#### Direction:
From the listing below, output the lines between the one with "What TikZ code" and the one with "(ideas) at (12,576)", including those two, and nothing else. Pictures are not copied.

#### Dataset records:
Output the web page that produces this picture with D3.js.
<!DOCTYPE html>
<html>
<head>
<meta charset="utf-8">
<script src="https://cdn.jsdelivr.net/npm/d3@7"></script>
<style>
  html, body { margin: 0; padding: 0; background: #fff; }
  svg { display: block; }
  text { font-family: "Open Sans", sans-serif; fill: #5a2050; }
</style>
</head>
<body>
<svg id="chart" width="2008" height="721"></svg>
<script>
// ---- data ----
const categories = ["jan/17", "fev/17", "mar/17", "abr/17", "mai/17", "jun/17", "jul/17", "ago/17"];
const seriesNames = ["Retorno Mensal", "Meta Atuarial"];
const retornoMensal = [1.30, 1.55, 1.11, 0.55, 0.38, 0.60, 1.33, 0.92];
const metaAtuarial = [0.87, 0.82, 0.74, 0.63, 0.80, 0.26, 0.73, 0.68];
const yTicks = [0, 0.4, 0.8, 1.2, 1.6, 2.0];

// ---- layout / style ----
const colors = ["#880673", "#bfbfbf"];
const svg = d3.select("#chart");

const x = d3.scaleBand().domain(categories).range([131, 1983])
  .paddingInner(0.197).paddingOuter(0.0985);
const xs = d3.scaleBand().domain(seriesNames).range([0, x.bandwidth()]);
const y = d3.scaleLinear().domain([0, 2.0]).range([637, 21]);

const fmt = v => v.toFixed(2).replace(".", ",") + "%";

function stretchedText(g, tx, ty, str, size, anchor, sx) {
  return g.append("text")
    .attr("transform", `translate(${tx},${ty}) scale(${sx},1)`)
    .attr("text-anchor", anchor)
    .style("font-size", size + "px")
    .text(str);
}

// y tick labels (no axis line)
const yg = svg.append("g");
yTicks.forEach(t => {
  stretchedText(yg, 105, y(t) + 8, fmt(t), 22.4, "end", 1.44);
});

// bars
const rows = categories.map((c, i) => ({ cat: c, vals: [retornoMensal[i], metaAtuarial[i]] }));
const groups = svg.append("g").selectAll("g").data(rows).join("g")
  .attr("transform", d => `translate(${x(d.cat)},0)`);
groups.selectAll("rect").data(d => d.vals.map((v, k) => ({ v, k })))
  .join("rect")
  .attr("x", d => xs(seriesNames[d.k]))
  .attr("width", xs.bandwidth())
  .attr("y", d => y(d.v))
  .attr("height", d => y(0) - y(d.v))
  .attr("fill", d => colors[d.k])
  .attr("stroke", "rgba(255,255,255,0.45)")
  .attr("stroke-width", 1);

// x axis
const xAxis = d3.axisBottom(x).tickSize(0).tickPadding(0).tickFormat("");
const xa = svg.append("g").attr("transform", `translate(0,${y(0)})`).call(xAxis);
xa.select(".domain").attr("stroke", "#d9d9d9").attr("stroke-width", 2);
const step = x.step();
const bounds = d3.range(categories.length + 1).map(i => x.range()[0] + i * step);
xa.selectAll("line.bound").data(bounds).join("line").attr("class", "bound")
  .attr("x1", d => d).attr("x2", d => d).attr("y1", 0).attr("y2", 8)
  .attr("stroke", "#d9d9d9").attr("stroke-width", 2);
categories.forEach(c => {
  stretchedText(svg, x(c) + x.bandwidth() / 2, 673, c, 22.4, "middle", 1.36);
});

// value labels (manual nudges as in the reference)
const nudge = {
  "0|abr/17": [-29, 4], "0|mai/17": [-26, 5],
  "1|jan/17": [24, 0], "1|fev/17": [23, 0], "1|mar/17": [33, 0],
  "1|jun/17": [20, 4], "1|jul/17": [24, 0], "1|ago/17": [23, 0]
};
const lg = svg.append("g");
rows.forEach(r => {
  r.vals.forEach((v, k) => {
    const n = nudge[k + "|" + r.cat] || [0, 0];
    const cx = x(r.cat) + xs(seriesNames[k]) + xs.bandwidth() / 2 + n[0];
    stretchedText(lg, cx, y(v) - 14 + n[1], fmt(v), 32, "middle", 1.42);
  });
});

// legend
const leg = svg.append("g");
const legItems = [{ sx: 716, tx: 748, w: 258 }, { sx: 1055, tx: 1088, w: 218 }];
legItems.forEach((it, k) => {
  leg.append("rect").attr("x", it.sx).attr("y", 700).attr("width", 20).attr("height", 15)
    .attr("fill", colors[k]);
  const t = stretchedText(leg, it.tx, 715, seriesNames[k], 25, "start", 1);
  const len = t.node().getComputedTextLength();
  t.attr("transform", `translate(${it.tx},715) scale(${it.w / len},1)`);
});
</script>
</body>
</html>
==
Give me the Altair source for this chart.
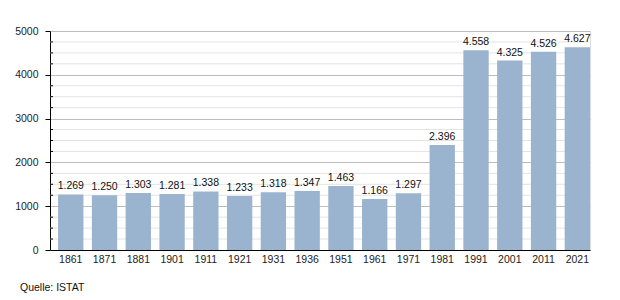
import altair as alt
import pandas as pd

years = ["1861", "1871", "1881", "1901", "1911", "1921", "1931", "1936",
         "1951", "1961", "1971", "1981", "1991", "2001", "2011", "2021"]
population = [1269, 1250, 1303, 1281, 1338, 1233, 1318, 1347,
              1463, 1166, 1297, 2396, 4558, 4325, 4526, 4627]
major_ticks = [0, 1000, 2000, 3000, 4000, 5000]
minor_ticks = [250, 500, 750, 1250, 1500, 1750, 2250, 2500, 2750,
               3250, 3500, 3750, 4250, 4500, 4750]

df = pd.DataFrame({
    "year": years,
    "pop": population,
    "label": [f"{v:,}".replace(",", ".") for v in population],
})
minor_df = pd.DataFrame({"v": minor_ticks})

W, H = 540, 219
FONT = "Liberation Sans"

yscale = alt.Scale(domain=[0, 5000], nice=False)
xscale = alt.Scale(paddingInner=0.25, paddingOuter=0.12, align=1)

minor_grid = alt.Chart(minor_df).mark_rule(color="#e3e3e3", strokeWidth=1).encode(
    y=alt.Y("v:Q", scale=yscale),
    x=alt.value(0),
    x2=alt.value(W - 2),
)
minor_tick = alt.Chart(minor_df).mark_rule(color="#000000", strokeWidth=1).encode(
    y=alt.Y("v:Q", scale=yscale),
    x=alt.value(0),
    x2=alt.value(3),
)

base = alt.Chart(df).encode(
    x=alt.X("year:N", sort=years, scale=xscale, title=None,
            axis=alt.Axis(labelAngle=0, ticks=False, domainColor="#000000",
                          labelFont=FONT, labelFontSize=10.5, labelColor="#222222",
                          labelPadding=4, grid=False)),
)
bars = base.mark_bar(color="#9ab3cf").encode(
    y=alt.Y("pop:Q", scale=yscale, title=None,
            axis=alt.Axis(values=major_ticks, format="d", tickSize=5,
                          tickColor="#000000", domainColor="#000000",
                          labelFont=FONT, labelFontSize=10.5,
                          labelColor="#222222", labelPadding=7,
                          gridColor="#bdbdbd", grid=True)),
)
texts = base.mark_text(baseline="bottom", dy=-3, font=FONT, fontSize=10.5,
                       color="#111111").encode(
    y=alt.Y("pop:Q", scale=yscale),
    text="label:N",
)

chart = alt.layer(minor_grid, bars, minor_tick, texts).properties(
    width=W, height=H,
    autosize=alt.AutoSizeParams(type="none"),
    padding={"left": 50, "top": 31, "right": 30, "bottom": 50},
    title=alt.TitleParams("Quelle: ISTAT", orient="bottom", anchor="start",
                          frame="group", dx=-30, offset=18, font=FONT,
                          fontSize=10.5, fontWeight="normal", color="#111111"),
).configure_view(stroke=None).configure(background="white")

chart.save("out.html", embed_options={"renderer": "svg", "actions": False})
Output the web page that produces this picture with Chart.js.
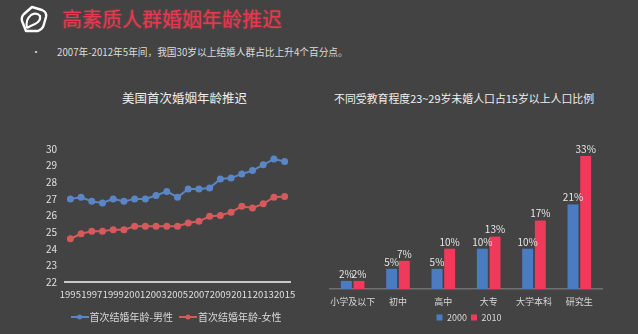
...
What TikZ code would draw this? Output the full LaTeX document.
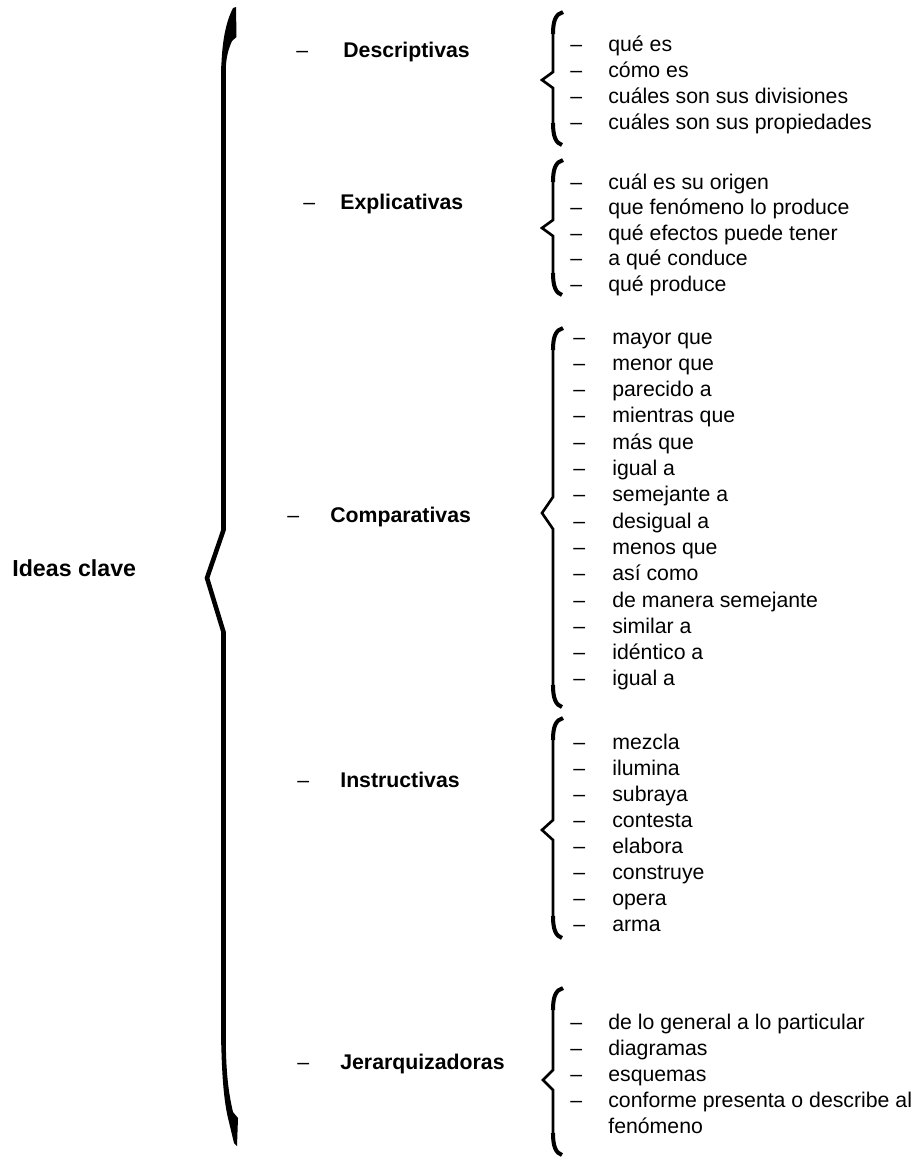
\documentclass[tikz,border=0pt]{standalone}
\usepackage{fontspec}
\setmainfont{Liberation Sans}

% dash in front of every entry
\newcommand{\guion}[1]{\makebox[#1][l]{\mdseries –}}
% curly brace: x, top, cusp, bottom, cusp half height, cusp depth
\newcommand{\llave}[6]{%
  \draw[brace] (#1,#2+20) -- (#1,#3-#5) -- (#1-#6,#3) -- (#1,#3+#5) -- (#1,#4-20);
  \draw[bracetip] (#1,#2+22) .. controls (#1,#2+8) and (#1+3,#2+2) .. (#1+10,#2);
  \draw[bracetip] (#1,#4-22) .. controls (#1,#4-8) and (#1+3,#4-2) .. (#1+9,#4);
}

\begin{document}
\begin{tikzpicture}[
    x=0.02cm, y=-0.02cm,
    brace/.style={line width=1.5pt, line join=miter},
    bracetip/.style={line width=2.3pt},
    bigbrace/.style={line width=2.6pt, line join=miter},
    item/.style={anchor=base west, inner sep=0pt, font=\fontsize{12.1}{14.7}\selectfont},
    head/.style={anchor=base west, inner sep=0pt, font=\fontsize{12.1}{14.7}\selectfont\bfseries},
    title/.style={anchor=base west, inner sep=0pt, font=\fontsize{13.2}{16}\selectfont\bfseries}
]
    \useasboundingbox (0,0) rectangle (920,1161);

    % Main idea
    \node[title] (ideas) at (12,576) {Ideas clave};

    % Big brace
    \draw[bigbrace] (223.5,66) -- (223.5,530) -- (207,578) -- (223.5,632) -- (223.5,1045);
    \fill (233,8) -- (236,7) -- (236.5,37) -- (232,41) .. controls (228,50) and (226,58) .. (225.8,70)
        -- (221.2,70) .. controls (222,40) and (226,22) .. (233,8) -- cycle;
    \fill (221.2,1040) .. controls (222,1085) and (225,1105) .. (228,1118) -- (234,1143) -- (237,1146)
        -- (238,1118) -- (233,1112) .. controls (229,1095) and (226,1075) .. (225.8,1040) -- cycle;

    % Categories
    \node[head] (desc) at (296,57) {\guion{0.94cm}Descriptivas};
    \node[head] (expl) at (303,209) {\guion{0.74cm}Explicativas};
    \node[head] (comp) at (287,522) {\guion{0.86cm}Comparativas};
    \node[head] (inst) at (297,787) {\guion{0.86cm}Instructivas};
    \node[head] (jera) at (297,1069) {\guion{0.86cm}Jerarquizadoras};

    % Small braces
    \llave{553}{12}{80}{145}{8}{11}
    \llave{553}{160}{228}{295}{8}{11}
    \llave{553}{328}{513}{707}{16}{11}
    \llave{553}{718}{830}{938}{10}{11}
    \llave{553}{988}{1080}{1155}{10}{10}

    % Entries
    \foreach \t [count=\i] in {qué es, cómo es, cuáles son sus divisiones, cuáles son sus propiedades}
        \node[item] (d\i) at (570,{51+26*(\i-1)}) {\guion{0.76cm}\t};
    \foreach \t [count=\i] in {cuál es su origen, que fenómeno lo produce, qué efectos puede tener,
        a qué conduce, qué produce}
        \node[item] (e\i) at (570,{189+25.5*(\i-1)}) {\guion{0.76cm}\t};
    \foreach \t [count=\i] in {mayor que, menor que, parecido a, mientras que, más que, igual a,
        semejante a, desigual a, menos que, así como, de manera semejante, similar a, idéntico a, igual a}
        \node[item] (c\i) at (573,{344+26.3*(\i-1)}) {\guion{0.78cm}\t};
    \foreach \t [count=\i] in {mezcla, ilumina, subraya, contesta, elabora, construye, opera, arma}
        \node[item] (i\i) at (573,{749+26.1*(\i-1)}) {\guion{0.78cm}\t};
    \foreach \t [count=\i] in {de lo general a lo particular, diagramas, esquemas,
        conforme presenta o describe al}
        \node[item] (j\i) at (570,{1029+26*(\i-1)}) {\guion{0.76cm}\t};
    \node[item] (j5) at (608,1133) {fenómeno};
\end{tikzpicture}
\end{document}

#### Response to the task:
What TikZ code would draw this? Output the full LaTeX document.
\documentclass[tikz,border=0pt]{standalone}
\usepackage{fontspec}
\setmainfont{Liberation Sans}

% dash in front of every entry
\newcommand{\guion}[1]{\makebox[#1][l]{\mdseries –}}
% curly brace: x, top, cusp, bottom, cusp half height, cusp depth
\newcommand{\llave}[6]{%
  \draw[brace] (#1,#2+20) -- (#1,#3-#5) -- (#1-#6,#3) -- (#1,#3+#5) -- (#1,#4-20);
  \draw[bracetip] (#1,#2+22) .. controls (#1,#2+8) and (#1+3,#2+2) .. (#1+10,#2);
  \draw[bracetip] (#1,#4-22) .. controls (#1,#4-8) and (#1+3,#4-2) .. (#1+9,#4);
}

\begin{document}
\begin{tikzpicture}[
    x=0.02cm, y=-0.02cm,
    brace/.style={line width=1.5pt, line join=miter},
    bracetip/.style={line width=2.3pt},
    bigbrace/.style={line width=2.6pt, line join=miter},
    item/.style={anchor=base west, inner sep=0pt, font=\fontsize{12.1}{14.7}\selectfont},
    head/.style={anchor=base west, inner sep=0pt, font=\fontsize{12.1}{14.7}\selectfont\bfseries},
    title/.style={anchor=base west, inner sep=0pt, font=\fontsize{13.2}{16}\selectfont\bfseries}
]
    \useasboundingbox (0,0) rectangle (920,1161);

    % Main idea
    \node[title] (ideas) at (12,576) {Ideas clave};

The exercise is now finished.